After a New York screening of "Asylum," Mackenzie and I adjourned to a bar that would actually permit him to chain-smoke Marlboro Lights, in defiance of local law. (I'm not telling.) After establishing that we both have toddlers the same age, and hence haven't slept properly in more than a year, we moved on to the film.

Let's talk about the incredible screen chemistry between Natasha Richardson and Marton Csokas. That isn't something that just happens, is it? I mean, you see them together and you say, "Wow. These people just can't be stopped. They are going to hump like rabid bunnies."

I'm really pleased that you think the chemistry is there, because that's what the movie's about. I think it is something you have to create. I mean, they're both great actors, so they're able to do a lot. It's partly acting, it's partly directing, it's partly editing. Obviously it's the meat of the story -- he's somebody who she's just drawn to. Of course, it's casting too -- Marton is quite a presence, isn't he?

Yeah, that guy's going to be a serious lady-killer. I know he's been in other films, but I've never noticed him before. Was there a point when you knew you had one of those actors who just commands the screen?

When I met him, yeah. [Laughter.] He's been around for a while, but he's relatively new to this level of filmmaking. As soon as I saw the first lot of rushes -- dailies, as you call them over here -- I thought, "Well, we've got something here." It was very exciting. It was even there in makeup tests; we hadn't started shooting yet. It was really powerful and immediate.

OK, so "Asylum" is a story about sexual obsession. But that really doesn't define it entirely, or even essentially. For you, what else is it about?

It's complicated. Some of it is about consequences, and I was really interested in that aspect of the story: How an act, or a force that runs inside human beings, can have all these ramifications. Some of it's about civilizing influences versus human instinct. You've got the walled asylum as a metaphor for that. What happens when you transgress those boundaries? Strangely enough, I think it's also about love. Although it comes from sex, it is actually all about love. Maybe it's not the happiest ending -- I don't know how much we want to give away -- but everyone in the story suffers for their love in some way.

One of the frameworks for this story is psychiatry, the science that's supposed to tell us about our minds. But nobody in this story knows their own minds, or can control them.

That's right. We were careful not to delve too deeply into the psychiatric details. Patrick McGrath, who wrote this novel, actually grew up at Broadmoor, a famous asylum in England. He told me that when his father took over at Broadmoor, there was only one other psychiatrist for 600 seriously ill patients. They were uninterested in treating them, really. The weird thing is that at that point in time psychiatry was much more about Freud -- all about sex -- and nowadays it's more about drug administration than anything else. But we wanted to avoid mental hospital clichés. Even the interviews that Ian McKellen has with patients are really opportunities for the characters to engage one another, rather than therapy sessions.

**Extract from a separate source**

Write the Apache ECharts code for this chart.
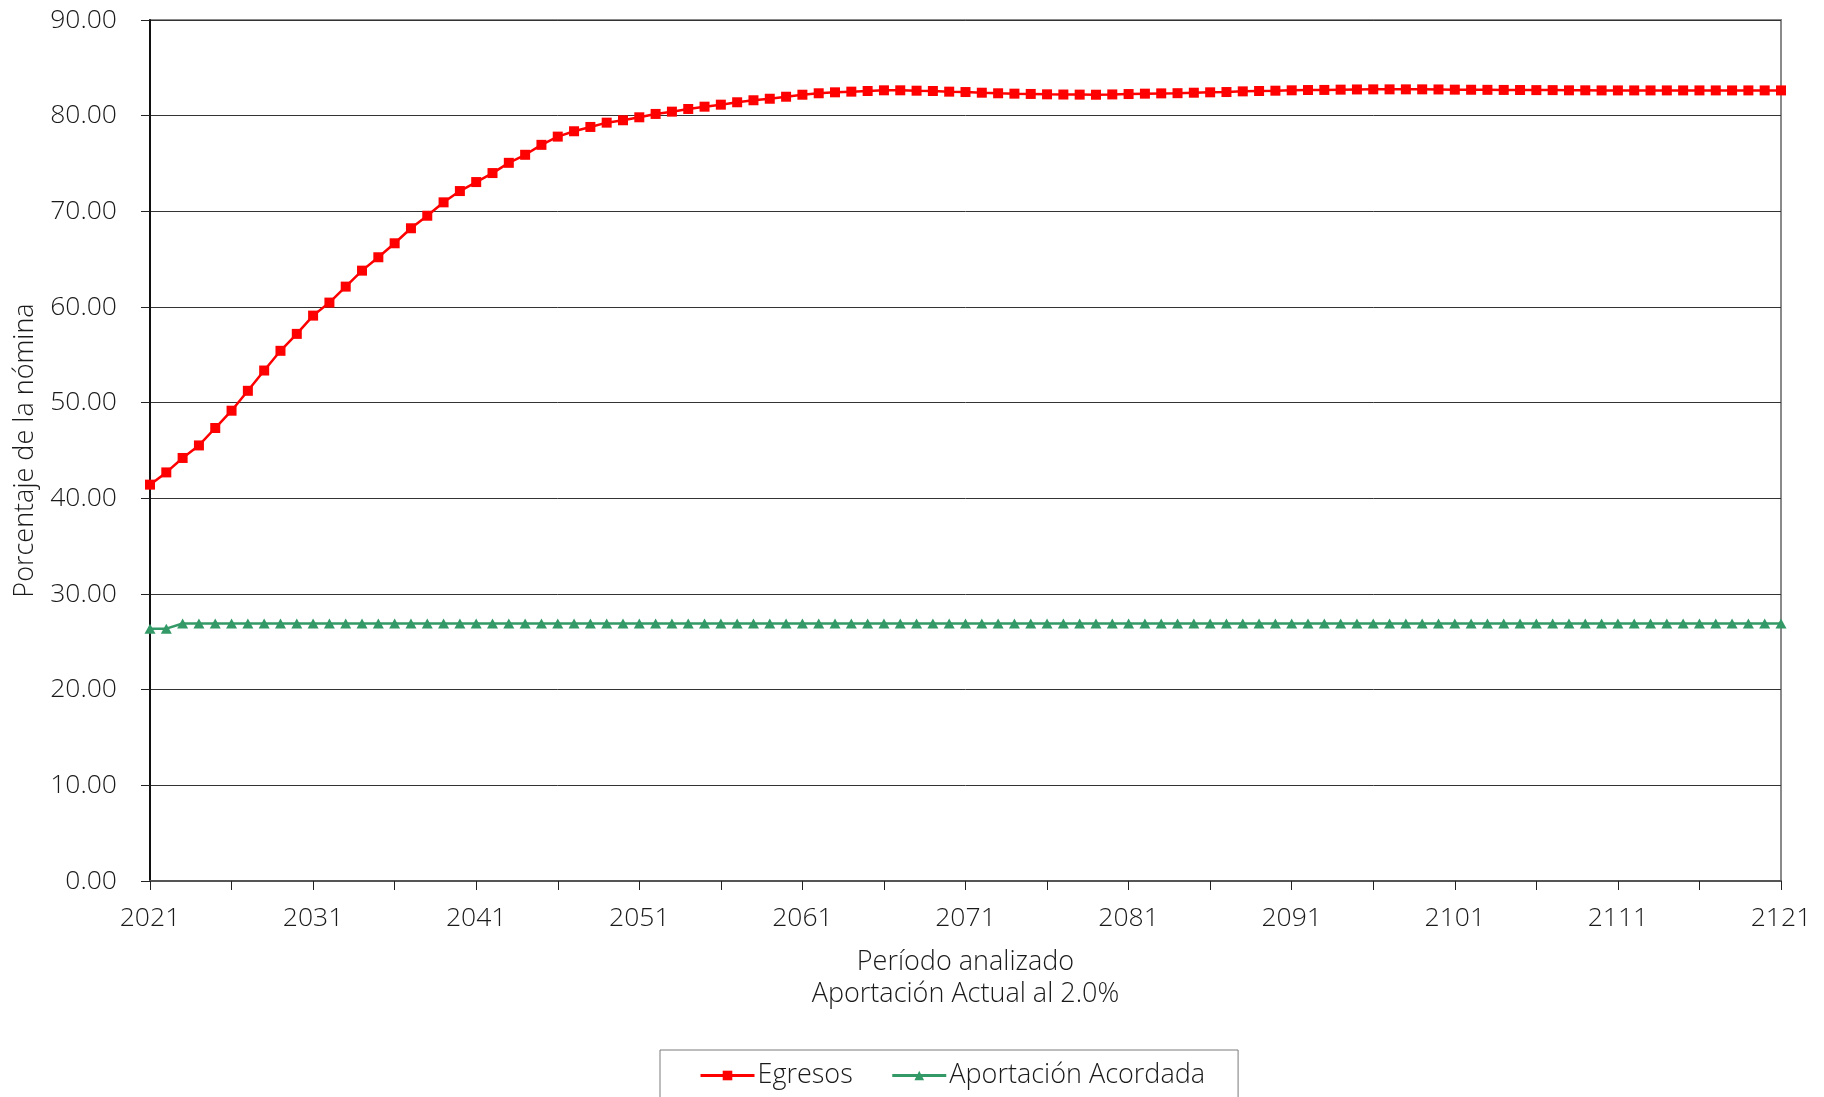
<!DOCTYPE html>
<html>
<head>
<meta charset="utf-8">
<script src="https://cdn.jsdelivr.net/npm/echarts@6/dist/echarts.min.js"></script>
<style>
html,body{margin:0;padding:0;background:#fff;}
#chart{width:1824px;height:1097px;}
</style>
</head>
<body>
<div id="chart"></div>
<script>
var years = ['2021','2022','2023','2024','2025','2026','2027','2028','2029','2030',
'2031','2032','2033','2034','2035','2036','2037','2038','2039','2040',
'2041','2042','2043','2044','2045','2046','2047','2048','2049','2050',
'2051','2052','2053','2054','2055','2056','2057','2058','2059','2060',
'2061','2062','2063','2064','2065','2066','2067','2068','2069','2070',
'2071','2072','2073','2074','2075','2076','2077','2078','2079','2080',
'2081','2082','2083','2084','2085','2086','2087','2088','2089','2090',
'2091','2092','2093','2094','2095','2096','2097','2098','2099','2100',
'2101','2102','2103','2104','2105','2106','2107','2108','2109','2110',
'2111','2112','2113','2114','2115','2116','2117','2118','2119','2120','2121'];

var egresos = [41.43,42.71,44.22,45.53,47.35,49.16,51.24,53.36,55.42,57.19,
59.10,60.46,62.13,63.80,65.20,66.66,68.23,69.54,70.94,72.12,
73.06,74.00,75.07,75.91,76.95,77.81,78.37,78.82,79.27,79.52,
79.83,80.18,80.42,80.70,80.94,81.15,81.40,81.61,81.77,81.98,
82.19,82.34,82.44,82.51,82.58,82.65,82.65,82.61,82.58,82.51,
82.47,82.40,82.34,82.30,82.27,82.23,82.21,82.20,82.19,82.22,
82.26,82.30,82.33,82.35,82.40,82.44,82.47,82.54,82.58,82.61,
82.65,82.68,82.69,82.72,82.74,82.75,82.75,82.75,82.75,82.74,
82.72,82.71,82.70,82.69,82.68,82.67,82.67,82.65,82.65,82.64,
82.64,82.64,82.64,82.64,82.64,82.64,82.64,82.64,82.64,82.64,82.64];

var aportacion = [26.38,26.38,26.91,26.91,26.91,26.91,26.91,26.91,26.91,26.91,
26.91,26.91,26.91,26.91,26.91,26.91,26.91,26.91,26.91,26.91,
26.91,26.91,26.91,26.91,26.91,26.91,26.91,26.91,26.91,26.91,
26.91,26.91,26.91,26.91,26.91,26.91,26.91,26.91,26.91,26.91,
26.91,26.91,26.91,26.91,26.91,26.91,26.91,26.91,26.91,26.91,
26.91,26.91,26.91,26.91,26.91,26.91,26.91,26.91,26.91,26.91,
26.91,26.91,26.91,26.91,26.91,26.91,26.91,26.91,26.91,26.91,
26.91,26.91,26.91,26.91,26.91,26.91,26.91,26.91,26.91,26.91,
26.91,26.91,26.91,26.91,26.91,26.91,26.91,26.91,26.91,26.91,
26.91,26.91,26.91,26.91,26.91,26.91,26.91,26.91,26.91,26.91,26.91];

var seriesNames = ['Egresos', 'Aportación Acordada'];
var xTitle = 'Período analizado\nAportación Actual al 2.0%';
var yTitle = 'Porcentaje de la nómina';

var FONT = '"Open Sans", sans-serif';
var TXT = '#1a1a1a';

var chart = echarts.init(document.getElementById('chart'), null, {renderer: 'canvas'});
chart.setOption({
  animation: false,
  backgroundColor: '#fff',
  textStyle: {fontFamily: FONT, fontWeight: 300, color: TXT},
  grid: {left: 150, right: 43, top: 20, bottom: 216, show: true, borderColor: '#8a8a8a', borderWidth: 2, backgroundColor: 'transparent'},
  legend: {
    data: seriesNames,
    left: 660, top: 1050,
    orient: 'horizontal',
    itemWidth: 54, itemHeight: 12, itemGap: 38,
    padding: [12, 33, 40, 39],
    borderColor: '#7a7a7a', borderWidth: 1,
    lineStyle: {width: 3},
    textStyle: {fontFamily: FONT, fontWeight: 300, fontSize: 27, color: TXT, padding: [0, 0, 0, -2]}
  },
  xAxis: {
    type: 'category',
    data: years,
    boundaryGap: false,
    name: xTitle,
    nameLocation: 'middle',
    nameGap: 65,
    nameTextStyle: {fontFamily: FONT, fontWeight: 300, fontSize: 27, color: TXT, lineHeight: 32},
    axisLine: {show: true, lineStyle: {color: '#555', width: 2}},
    axisTick: {show: true, interval: 4, length: 9, inside: false, lineStyle: {color: '#222', width: 1}},
    axisLabel: {interval: 9, margin: 24, fontFamily: FONT, fontWeight: 300, fontSize: 26.5, color: TXT},
    splitLine: {show: false}
  },
  yAxis: {
    type: 'value',
    min: 0, max: 90, interval: 10,
    name: yTitle,
    nameLocation: 'middle',
    nameRotate: 90,
    nameGap: 108,
    nameTextStyle: {fontFamily: FONT, fontWeight: 300, fontSize: 27, color: TXT},
    axisLine: {show: true, lineStyle: {color: '#111', width: 2}},
    axisTick: {show: true, length: 9, inside: false, lineStyle: {color: '#222', width: 1}},
    axisLabel: {margin: 33, fontFamily: FONT, fontWeight: 300, fontSize: 26.5, color: TXT,
      formatter: function (v) { return v.toFixed(2); }},
    splitLine: {show: true, lineStyle: {color: '#333', width: 1}}
  },
  series: [
    {
      name: seriesNames[0], type: 'line', data: egresos,
      symbol: 'rect', symbolSize: 10, showSymbol: true,
      itemStyle: {color: '#ff0000'},
      lineStyle: {color: '#ff0000', width: 2.5}
    },
    {
      name: seriesNames[1], type: 'line', data: aportacion,
      symbol: 'triangle', symbolSize: [11, 10], showSymbol: true,
      itemStyle: {color: '#339966'},
      lineStyle: {color: '#339966', width: 2.5}
    }
  ]
});
</script>
</body>
</html>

Capturing the period, right on the cusp of the 1960s, is essential to this film. I know that Paramount wanted to make this a contemporary story at one point, which wouldn't have made any sense. As in your previous picture, "Young Adam," you've captured that slightly depressing, moldy-feeling postwar Britain. Has that become your specialty?

"Young Adam" was set in 1954, and this film is set in 1959 and 1960, so we were trying to show a little bit of difference between the two. When Stella goes to live in the London warehouse [with Edgar], you can see there's a proto-beatnik vibe there. In terms of the costumes, we start with all this stiff stuff, whites, creams and dull colors. Then we move to reds and deeper textures; her hair comes down. We were trying to suggest that the times they are a-changing, a little bit. Later in the film, of course, she has to go back to that world of postwar trauma.

One of the tragedies here is that if Stella had been able to hang on for a few more years, swinging London was waiting for her! Nobody would care if she screwed the studly gardener, right? Everyone was doing it.

If she had been born just five years later, everything would have been fine. That was one of the main reasons why you couldn't transplant this story from its period. I think the 1950s is quite an interesting period, actually. It's far enough away that you can observe it comparatively dispassionately, but it's close enough that you can have all these reflections on our own time and our own experiences.

You said earlier that your next film, "Hallam Foe," is about a child voyeur. Is that set in the '50s too?

No, it's contemporary. I'm a bit scared in a way. In a period world, you know you can't pan your camera two inches the other way, because you'll see modern cars and billboards. So you design it really carefully, to create this jigsaw puzzle you can edit together to make your film. Without that restriction, it's going to be interesting to figure out how to design the film. I can point the camera anywhere. It forces you to aestheticize yourself, I suppose.